At times, the veils of memory have rents that show clearly isolated details, the white walls, the labels on the electrical outlets “do not use for critical equipment” with the associated thought of what equipment in Intensive Care is not critical, the contour seen of a face familiar yet foreign because of the gauntness, the susurration heard as fluids are pumped out of a chest cavity, the harsh red-on-black numbers on a screen showing the blood pressure too low to sustain the brain, the face of my father, so familiar yet so unknown because I had so rarely seen him even sleeping before, much less unconscious and dying, a vigil on a Christmas night that I would not wish upon anyone.
These tears in the veils of my memory will not be covered by time, and there are other rips in the shroud equally enduring that prevent me from forgetting details, graven images that I will never reveal to anyone, no matter how close they are to me.
These tears in the veils of my memory prompt tears in my eyes that I cannot seem to shed.
I have deliberately turned my mind from these images so that I can take care of the business necessary to ensure my Mom has the financial security my Dad wished and planned for her to have, a plan that he did not have time to complete because of the sudden return of the cancer that plagued him.
I grieved for my Dad in early November when I was in France and was first told that they had found a recurrence of his cancer because I knew I would have to hold things together when the inevitable occurred.
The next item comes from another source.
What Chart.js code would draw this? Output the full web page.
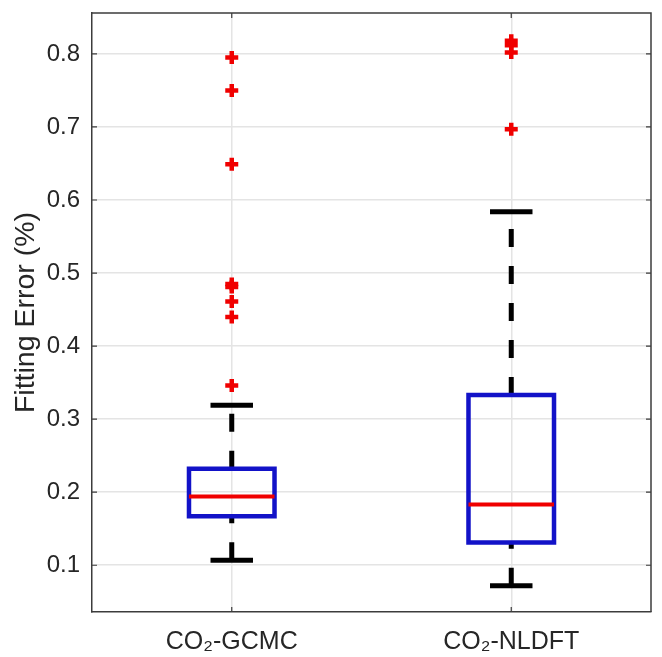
<!DOCTYPE html>
<html>
<head>
<meta charset="utf-8">
<script src="https://cdn.jsdelivr.net/npm/chart.js@4/dist/chart.umd.min.js"></script>
<style>
  html, body { margin: 0; padding: 0; background: #ffffff; }
  #wrap { width: 662px; height: 657px; }
</style>
</head>
<body>
<div id="wrap"><canvas id="c" width="662" height="657"></canvas></div>
<script>
// Box-plot summary of fitting errors for the two CO2 models
const categories = ['CO₂-GCMC', 'CO₂-NLDFT'];
const lowerWhisker = [0.107, 0.072];
const q1 = [0.167, 0.131];
const median = [0.194, 0.183];
const q3 = [0.232, 0.333];
const upperWhisker = [0.319, 0.584];
const outliersGCMC = [0.795, 0.750, 0.649, 0.485, 0.481, 0.461, 0.440, 0.346];
const outliersNLDFT = [0.818, 0.812, 0.802, 0.697];
const outliers = [outliersGCMC, outliersNLDFT];
const yTicks = [0.1, 0.2, 0.3, 0.4, 0.5, 0.6, 0.7, 0.8];

// Drawing constants (in x-axis units / pixels)
const BOX_HALF = 0.153;
const CAP_HALF = 0.076;
const TEXT = '#262626';
const GRID = '#e4e4e4';
const AXIS = '#3c3c3c';
const BLUE = '#1212c8';
const RED = '#f00000';
const FONT = 'Liberation Sans, Arial, sans-serif';

const datasets = [];
categories.forEach((name, i) => {
  const x = i + 1;
  // whiskers (dashed), drawn from the lower value upwards
  datasets.push({
    data: [{ x, y: q3[i] }, { x, y: upperWhisker[i] }],
    borderColor: '#000', borderWidth: 5, borderDash: [18, 19], order: 4
  });
  datasets.push({
    data: [{ x, y: lowerWhisker[i] }, { x, y: q1[i] }],
    borderColor: '#000', borderWidth: 5, borderDash: [18, 19], order: 4
  });
  // whisker caps
  datasets.push({
    data: [{ x: x - CAP_HALF, y: upperWhisker[i] }, { x: x + CAP_HALF, y: upperWhisker[i] }],
    borderColor: '#000', borderWidth: 5, order: 3
  });
  datasets.push({
    data: [{ x: x - CAP_HALF, y: lowerWhisker[i] }, { x: x + CAP_HALF, y: lowerWhisker[i] }],
    borderColor: '#000', borderWidth: 5, order: 3
  });
  // box
  datasets.push({
    data: [
      { x: x - BOX_HALF, y: q1[i] }, { x: x + BOX_HALF, y: q1[i] },
      { x: x + BOX_HALF, y: q3[i] }, { x: x - BOX_HALF, y: q3[i] },
      { x: x - BOX_HALF, y: q1[i] }
    ],
    borderColor: BLUE, borderWidth: 4.5, borderCapStyle: 'square', order: 2
  });
  // median
  datasets.push({
    data: [{ x: x - BOX_HALF, y: median[i] }, { x: x + BOX_HALF, y: median[i] }],
    borderColor: RED, borderWidth: 4, order: 1
  });
  // outliers
  datasets.push({
    data: outliers[i].map(v => ({ x, y: v })),
    showLine: false,
    pointStyle: 'cross',
    pointRadius: 6.5,
    pointBorderWidth: 4.5,
    pointBorderColor: RED,
    pointBackgroundColor: RED,
    order: 0
  });
});
datasets.forEach(d => {
  if (d.showLine === undefined) {
    d.showLine = true;
    d.pointRadius = 0;
    d.fill = false;
    d.tension = 0;
  }
});

// Top/right frame and inward tick marks, as in the original axes box
const frame = {
  id: 'frame',
  afterDraw(chart) {
    const { ctx, chartArea: a, scales } = chart;
    ctx.save();
    ctx.strokeStyle = AXIS;
    ctx.lineWidth = 1.5;
    ctx.beginPath();
    ctx.moveTo(a.left, a.top); ctx.lineTo(a.right, a.top); ctx.lineTo(a.right, a.bottom);
    ctx.stroke();
    ctx.lineWidth = 1.2;
    ctx.beginPath();
    scales.y.ticks.forEach(t => {
      const py = scales.y.getPixelForValue(t.value);
      ctx.moveTo(a.left, py); ctx.lineTo(a.left + 5, py);
      ctx.moveTo(a.right, py); ctx.lineTo(a.right - 5, py);
    });
    scales.x.ticks.forEach(t => {
      const px = scales.x.getPixelForValue(t.value);
      ctx.moveTo(px, a.bottom); ctx.lineTo(px, a.bottom - 5);
      ctx.moveTo(px, a.top); ctx.lineTo(px, a.top + 5);
    });
    ctx.stroke();
    ctx.restore();
  }
};

new Chart(document.getElementById('c'), {
  type: 'scatter',
  data: { datasets },
  plugins: [frame],
  options: {
    responsive: false,
    animation: false,
    devicePixelRatio: 1,
    layout: { padding: { top: 13, right: 2, left: 0, bottom: 0 } },
    plugins: { legend: { display: false }, tooltip: { enabled: false } },
    scales: {
      x: {
        type: 'linear',
        min: 0.5,
        max: 2.5,
        afterBuildTicks: s => { s.ticks = categories.map((_, i) => ({ value: i + 1 })); },
        afterFit: s => { s.height = 45; s.paddingLeft = 0; s.paddingRight = 0; },
        ticks: {
          callback: v => categories[Math.round(v) - 1],
          font: { family: FONT, size: 25 },
          color: TEXT,
          padding: 15,
          maxRotation: 0
        },
        grid: { color: GRID, lineWidth: 1.5, drawTicks: false },
        border: { color: AXIS, width: 1.5 }
      },
      y: {
        type: 'linear',
        min: 0.036,
        max: 0.856,
        afterBuildTicks: s => { s.ticks = yTicks.map(v => ({ value: v })); },
        afterFit: s => { s.width = 92; s.paddingTop = 0; s.paddingBottom = 0; },
        ticks: {
          callback: v => (+v).toFixed(1),
          font: { family: FONT, size: 24 },
          color: TEXT,
          padding: 12
        },
        title: {
          display: true,
          text: 'Fitting Error (%)',
          font: { family: FONT, size: 28.5 },
          color: TEXT,
          padding: { top: 9, bottom: 0 }
        },
        grid: { color: GRID, lineWidth: 1.5, drawTicks: false },
        border: { color: AXIS, width: 1.5 }
      }
    }
  }
});
</script>
</body>
</html>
The inevitable occurred far sooner than I expected, although later than I feared, allowing me an all too brief three days with my Dad before we called the ambulance to take him to the hospital over his objections, after a third collapse in one day, a day when I tried to help him as much as I could while recognizing that no help any mortal source could give would have been sufficient.
Although I grieved for a month before I returned to the US and knew what was coming, and although I have forced myself to stay focused on what needs to be done to take care of my Mom, my Dad’s wife and the woman he loved for so many years, I have not yet finished grieving for my Dad and the time measured in years that I had hoped for us to have together in his retirement that he earned and so well deserved to have but never received.
Life is cruel sometimes.
For me, the veils of memory are not obscuring with seemingly comforting forgetfulness the images, sounds, and feelings of the last five days of my father’s life which I witnessed a full year after I had last visited, when he seemed healthy.
I do not know if this sharp remembrance is a blessing or a curse.